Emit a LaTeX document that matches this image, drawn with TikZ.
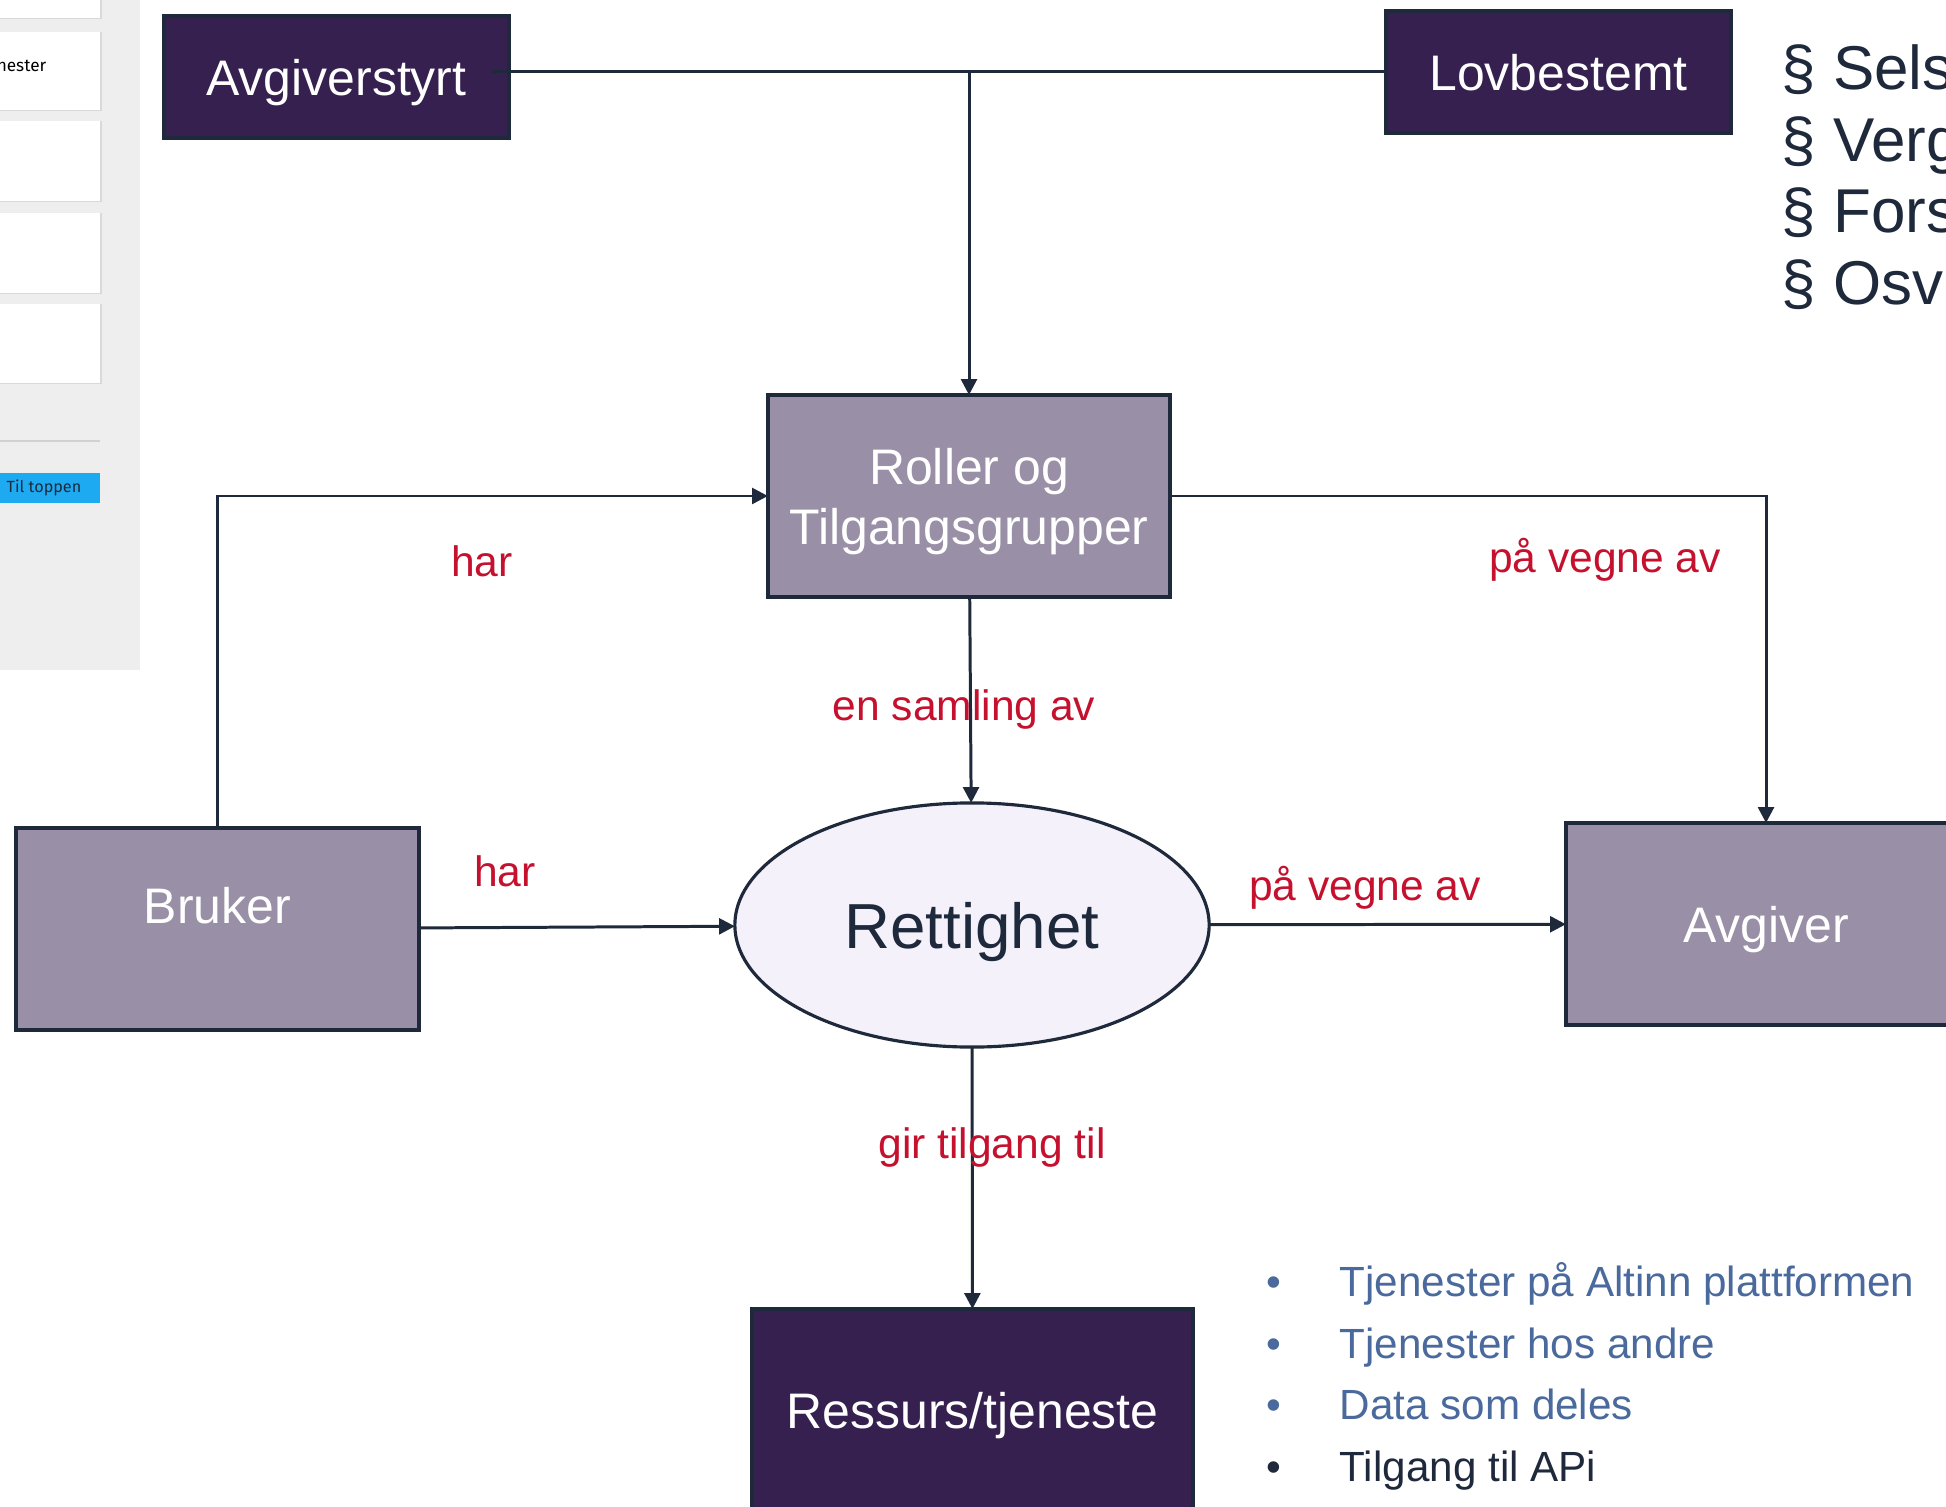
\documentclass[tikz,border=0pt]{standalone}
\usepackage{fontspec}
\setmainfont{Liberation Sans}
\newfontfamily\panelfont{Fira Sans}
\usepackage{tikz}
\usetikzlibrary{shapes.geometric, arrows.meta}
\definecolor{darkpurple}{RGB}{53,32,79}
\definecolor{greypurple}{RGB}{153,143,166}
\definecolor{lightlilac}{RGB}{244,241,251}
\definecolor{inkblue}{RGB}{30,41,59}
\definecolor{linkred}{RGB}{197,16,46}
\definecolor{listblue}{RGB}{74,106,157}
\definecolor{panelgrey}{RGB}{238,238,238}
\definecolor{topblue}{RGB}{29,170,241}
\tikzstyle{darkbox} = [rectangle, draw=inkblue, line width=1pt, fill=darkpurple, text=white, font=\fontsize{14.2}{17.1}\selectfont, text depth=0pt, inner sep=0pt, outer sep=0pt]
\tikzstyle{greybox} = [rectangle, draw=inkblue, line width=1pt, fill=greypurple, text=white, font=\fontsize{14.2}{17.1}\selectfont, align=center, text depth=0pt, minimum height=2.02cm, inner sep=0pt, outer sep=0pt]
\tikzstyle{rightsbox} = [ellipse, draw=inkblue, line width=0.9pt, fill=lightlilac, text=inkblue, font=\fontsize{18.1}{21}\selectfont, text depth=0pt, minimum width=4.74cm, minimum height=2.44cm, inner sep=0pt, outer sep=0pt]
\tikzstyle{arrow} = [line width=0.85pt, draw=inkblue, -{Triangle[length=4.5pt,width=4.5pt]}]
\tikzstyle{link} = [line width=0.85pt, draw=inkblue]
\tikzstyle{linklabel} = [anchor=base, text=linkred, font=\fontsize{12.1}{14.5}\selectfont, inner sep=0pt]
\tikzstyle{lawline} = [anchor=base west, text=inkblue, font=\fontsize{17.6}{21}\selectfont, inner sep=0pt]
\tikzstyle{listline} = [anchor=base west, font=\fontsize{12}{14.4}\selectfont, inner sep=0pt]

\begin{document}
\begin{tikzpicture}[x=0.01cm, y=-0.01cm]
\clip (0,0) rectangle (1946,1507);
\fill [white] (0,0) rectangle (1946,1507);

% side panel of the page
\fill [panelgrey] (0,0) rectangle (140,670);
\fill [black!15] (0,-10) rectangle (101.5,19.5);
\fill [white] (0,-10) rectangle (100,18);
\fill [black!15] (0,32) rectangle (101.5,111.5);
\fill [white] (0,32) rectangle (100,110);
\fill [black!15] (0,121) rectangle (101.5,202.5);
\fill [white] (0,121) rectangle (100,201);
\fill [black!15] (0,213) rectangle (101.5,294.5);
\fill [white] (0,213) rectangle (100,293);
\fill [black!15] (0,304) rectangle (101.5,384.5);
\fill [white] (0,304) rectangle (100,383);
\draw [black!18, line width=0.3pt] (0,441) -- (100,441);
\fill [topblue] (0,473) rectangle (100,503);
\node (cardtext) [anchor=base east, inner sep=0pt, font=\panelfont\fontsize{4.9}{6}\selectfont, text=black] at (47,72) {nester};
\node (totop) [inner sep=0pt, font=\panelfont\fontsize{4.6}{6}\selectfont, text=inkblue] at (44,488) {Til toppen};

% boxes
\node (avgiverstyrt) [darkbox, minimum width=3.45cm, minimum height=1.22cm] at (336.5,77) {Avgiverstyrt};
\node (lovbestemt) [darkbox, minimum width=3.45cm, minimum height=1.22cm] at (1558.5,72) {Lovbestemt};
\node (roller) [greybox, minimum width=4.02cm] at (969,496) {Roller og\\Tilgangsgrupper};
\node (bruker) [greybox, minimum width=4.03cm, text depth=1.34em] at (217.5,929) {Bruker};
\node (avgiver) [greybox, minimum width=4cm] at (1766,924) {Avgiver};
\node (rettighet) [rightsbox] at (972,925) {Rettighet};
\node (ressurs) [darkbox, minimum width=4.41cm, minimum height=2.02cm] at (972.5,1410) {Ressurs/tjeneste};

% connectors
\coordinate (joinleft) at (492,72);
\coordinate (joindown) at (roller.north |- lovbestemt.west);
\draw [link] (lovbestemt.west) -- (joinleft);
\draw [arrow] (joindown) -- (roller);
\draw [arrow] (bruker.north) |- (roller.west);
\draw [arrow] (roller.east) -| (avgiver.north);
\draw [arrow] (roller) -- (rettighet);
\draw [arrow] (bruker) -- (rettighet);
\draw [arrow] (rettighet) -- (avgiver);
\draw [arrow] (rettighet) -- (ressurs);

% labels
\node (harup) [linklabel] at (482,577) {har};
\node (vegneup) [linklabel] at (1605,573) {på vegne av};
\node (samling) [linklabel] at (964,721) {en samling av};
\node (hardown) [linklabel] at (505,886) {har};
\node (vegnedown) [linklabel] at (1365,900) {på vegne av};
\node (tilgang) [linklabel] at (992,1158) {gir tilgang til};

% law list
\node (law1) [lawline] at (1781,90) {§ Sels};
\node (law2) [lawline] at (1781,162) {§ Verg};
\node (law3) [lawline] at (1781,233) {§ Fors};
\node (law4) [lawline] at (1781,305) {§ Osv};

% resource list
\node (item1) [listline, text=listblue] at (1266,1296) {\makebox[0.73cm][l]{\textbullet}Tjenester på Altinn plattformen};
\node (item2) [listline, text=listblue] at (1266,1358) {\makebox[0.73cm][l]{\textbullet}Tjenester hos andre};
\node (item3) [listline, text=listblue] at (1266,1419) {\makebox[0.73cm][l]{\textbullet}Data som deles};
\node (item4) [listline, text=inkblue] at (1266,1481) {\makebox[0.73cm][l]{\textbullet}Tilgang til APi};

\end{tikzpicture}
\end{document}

------------

> _DIRECTION_:
Reproduce the material above verbatim; omit every picture.

> _EXERCISE RESULT_:
Emit a LaTeX document that matches this image, drawn with TikZ.
\documentclass[tikz,border=0pt]{standalone}
\usepackage{fontspec}
\setmainfont{Liberation Sans}
\newfontfamily\panelfont{Fira Sans}
\usepackage{tikz}
\usetikzlibrary{shapes.geometric, arrows.meta}
\definecolor{darkpurple}{RGB}{53,32,79}
\definecolor{greypurple}{RGB}{153,143,166}
\definecolor{lightlilac}{RGB}{244,241,251}
\definecolor{inkblue}{RGB}{30,41,59}
\definecolor{linkred}{RGB}{197,16,46}
\definecolor{listblue}{RGB}{74,106,157}
\definecolor{panelgrey}{RGB}{238,238,238}
\definecolor{topblue}{RGB}{29,170,241}
\tikzstyle{darkbox} = [rectangle, draw=inkblue, line width=1pt, fill=darkpurple, text=white, font=\fontsize{14.2}{17.1}\selectfont, text depth=0pt, inner sep=0pt, outer sep=0pt]
\tikzstyle{greybox} = [rectangle, draw=inkblue, line width=1pt, fill=greypurple, text=white, font=\fontsize{14.2}{17.1}\selectfont, align=center, text depth=0pt, minimum height=2.02cm, inner sep=0pt, outer sep=0pt]
\tikzstyle{rightsbox} = [ellipse, draw=inkblue, line width=0.9pt, fill=lightlilac, text=inkblue, font=\fontsize{18.1}{21}\selectfont, text depth=0pt, minimum width=4.74cm, minimum height=2.44cm, inner sep=0pt, outer sep=0pt]
\tikzstyle{arrow} = [line width=0.85pt, draw=inkblue, -{Triangle[length=4.5pt,width=4.5pt]}]
\tikzstyle{link} = [line width=0.85pt, draw=inkblue]
\tikzstyle{linklabel} = [anchor=base, text=linkred, font=\fontsize{12.1}{14.5}\selectfont, inner sep=0pt]
\tikzstyle{lawline} = [anchor=base west, text=inkblue, font=\fontsize{17.6}{21}\selectfont, inner sep=0pt]
\tikzstyle{listline} = [anchor=base west, font=\fontsize{12}{14.4}\selectfont, inner sep=0pt]

\begin{document}
\begin{tikzpicture}[x=0.01cm, y=-0.01cm]
\clip (0,0) rectangle (1946,1507);
\fill [white] (0,0) rectangle (1946,1507);

% side panel of the page
\fill [panelgrey] (0,0) rectangle (140,670);
\fill [black!15] (0,-10) rectangle (101.5,19.5);
\fill [white] (0,-10) rectangle (100,18);
\fill [black!15] (0,32) rectangle (101.5,111.5);
\fill [white] (0,32) rectangle (100,110);
\fill [black!15] (0,121) rectangle (101.5,202.5);
\fill [white] (0,121) rectangle (100,201);
\fill [black!15] (0,213) rectangle (101.5,294.5);
\fill [white] (0,213) rectangle (100,293);
\fill [black!15] (0,304) rectangle (101.5,384.5);
\fill [white] (0,304) rectangle (100,383);
\draw [black!18, line width=0.3pt] (0,441) -- (100,441);
\fill [topblue] (0,473) rectangle (100,503);
\node (cardtext) [anchor=base east, inner sep=0pt, font=\panelfont\fontsize{4.9}{6}\selectfont, text=black] at (47,72) {nester};
\node (totop) [inner sep=0pt, font=\panelfont\fontsize{4.6}{6}\selectfont, text=inkblue] at (44,488) {Til toppen};

% boxes
\node (avgiverstyrt) [darkbox, minimum width=3.45cm, minimum height=1.22cm] at (336.5,77) {Avgiverstyrt};
\node (lovbestemt) [darkbox, minimum width=3.45cm, minimum height=1.22cm] at (1558.5,72) {Lovbestemt};
\node (roller) [greybox, minimum width=4.02cm] at (969,496) {Roller og\\Tilgangsgrupper};
\node (bruker) [greybox, minimum width=4.03cm, text depth=1.34em] at (217.5,929) {Bruker};
\node (avgiver) [greybox, minimum width=4cm] at (1766,924) {Avgiver};
\node (rettighet) [rightsbox] at (972,925) {Rettighet};
\node (ressurs) [darkbox, minimum width=4.41cm, minimum height=2.02cm] at (972.5,1410) {Ressurs/tjeneste};

% connectors
\coordinate (joinleft) at (492,72);
\coordinate (joindown) at (roller.north |- lovbestemt.west);
\draw [link] (lovbestemt.west) -- (joinleft);
\draw [arrow] (joindown) -- (roller);
\draw [arrow] (bruker.north) |- (roller.west);
\draw [arrow] (roller.east) -| (avgiver.north);
\draw [arrow] (roller) -- (rettighet);
\draw [arrow] (bruker) -- (rettighet);
\draw [arrow] (rettighet) -- (avgiver);
\draw [arrow] (rettighet) -- (ressurs);

% labels
\node (harup) [linklabel] at (482,577) {har};
\node (vegneup) [linklabel] at (1605,573) {på vegne av};
\node (samling) [linklabel] at (964,721) {en samling av};
\node (hardown) [linklabel] at (505,886) {har};
\node (vegnedown) [linklabel] at (1365,900) {på vegne av};
\node (tilgang) [linklabel] at (992,1158) {gir tilgang til};

% law list
\node (law1) [lawline] at (1781,90) {§ Sels};
\node (law2) [lawline] at (1781,162) {§ Verg};
\node (law3) [lawline] at (1781,233) {§ Fors};
\node (law4) [lawline] at (1781,305) {§ Osv};

% resource list
\node (item1) [listline, text=listblue] at (1266,1296) {\makebox[0.73cm][l]{\textbullet}Tjenester på Altinn plattformen};
\node (item2) [listline, text=listblue] at (1266,1358) {\makebox[0.73cm][l]{\textbullet}Tjenester hos andre};
\node (item3) [listline, text=listblue] at (1266,1419) {\makebox[0.73cm][l]{\textbullet}Data som deles};
\node (item4) [listline, text=inkblue] at (1266,1481) {\makebox[0.73cm][l]{\textbullet}Tilgang til APi};

\end{tikzpicture}
\end{document}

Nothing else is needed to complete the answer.